ZURICH.- Galerie Gmurzynska commences the fall season with a comprehensive showcase by one of the unequaled frontrunners of the historical avant-garde: Joan Miró.
The focus of this unique survey is the multifaceted body of work Miró created in Paris in the circle of surrealist mastermind André Breton as well as in Barcelona; in the artists beloved native Catalan countryside; and on the island of Majorca, spanning several periods from the mid-1920s all the way to the late yet continuously explorative works in a staggering breadth of media from the 1970s.

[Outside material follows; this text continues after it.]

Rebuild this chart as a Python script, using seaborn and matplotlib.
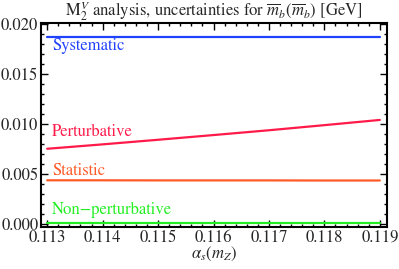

The exhibition comprises early, radically abstract-surrealist museum-works such as the 1925 Circus Horse or the beautifully-hued 1927 Peinture paintings that form one of the foremost series of Mirós oneiric oeuvre, exemplars of which today are held in major collections in Europe and the US.
The exhibition further includes rarely seen mixed-media works the artist created using unconventional materials and techniques, ingeniously fashioned into the stimulating and thought-provoking Collage-Drawings of the 1930s. These betray Mirós pioneering blend of personal imagination and mass-culture imagery, of which related works were previously the subject of a special showcase at the Museum of Modern Art, New York.
A further highlight is a suite of large drawings picturing fantastic biomorphic interpretations on the female figure and on the theme of lovers, intriguing elaborations that evolved from a sketchbook Miró composed while holidaying with his young bride Pilar Joncosa on Majorca in 1930.
Rounding out the selection, a distinct group of Mirós commanding anthropomorphic bronze sculptures from the 1960s to 1970s are on view. This includes the intricately textured Femme from 1968, an exclusive edition Miró specially conceived for the Fundacio Joan Miró in Barcelona and for the preeminent collectors and patrons Aimé and Marguerite Maeghts eponymous Fondation in Saint-Paul de Vence.
This survey presents a wonderful occasion to view these distinct bodies of work from the formative working periods of Miró in a carefully curated showcase, while giving insight into the artistic concerns and methodologies employed by this Modern Master at a time of significant political and social transformations defining the pre-, inter- and postwar years in Western Europe.